Patrick Anderson (born August 22, 1979) is a Canadian wheelchair basketball player and a six-time member of Canada's Paralympic Team.

==Personal life==
Anderson was born in Edmonton, Alberta, Canada, and he grew up in Fergus, Ontario. At the age of nine he was hit by a drunk driver, and as a result lost both his legs below the knee. Because of this, he is classified as a 4.5-point player for competition.

==Basketball==
Anderson is widely considered to be one of the best wheelchair basketball players in the world. He began playing the sport in 1990 and was first chosen for the Canadian national team in 1997.

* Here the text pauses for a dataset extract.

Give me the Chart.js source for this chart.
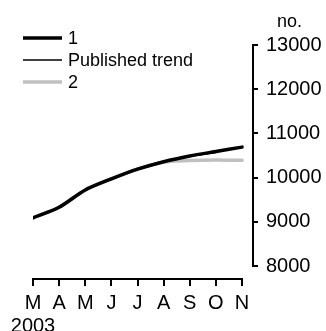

He led the Canadian Junior Men's National Team to victories in the World Championships in 1997 and 2001, and was named MVP at both competitions. At senior level he was a member of the team that won a bronze medal at the 1998 World Championships and was chosen as a member of the all-star team for the event.

In 2000 he represented Canada at the Paralympics for the first time at the Sydney Games. The Canadian team won the gold medal in the men's tournament. He won his second Paralympic gold medal at the 2004 Summer Paralympics in Athens, Greece, where the Canadian team defeated Australia in the final.

At the 2008 Summer Paralympics in Beijing, China, Anderson was a member of the Canadian team who won the silver medal after losing to the team from Australia in the final. After the 2008 Games, he retired from basketball and moved to New York to attend university in order to fulfill his dream of becoming a professional musician.

Having come out of retirement in 2011, Anderson was selected to compete for Canada at the 2012 Summer Paralympics in London, United Kingdom. Canada advanced through the group stages of the tournament, beat Spain in the quarterfinals and defeated hosts Great Britain in the semifinals to reach the gold medal match against Australia. In the final Anderson scored 34 points, had 10 rebounds and 8 assists as Canada won the gold medal with a 64–58 victory.

Anderson was selected to be Canada's flagbearer for the opening ceremony Parade of Nations at the 2024 Summer Paralympics in Paris, along with swimmer Katarina Roxon. Canada lost to Germany in the bronze medal match, finishing in fourth place. This was his sixth and final Games, dating back to Sydney 2000.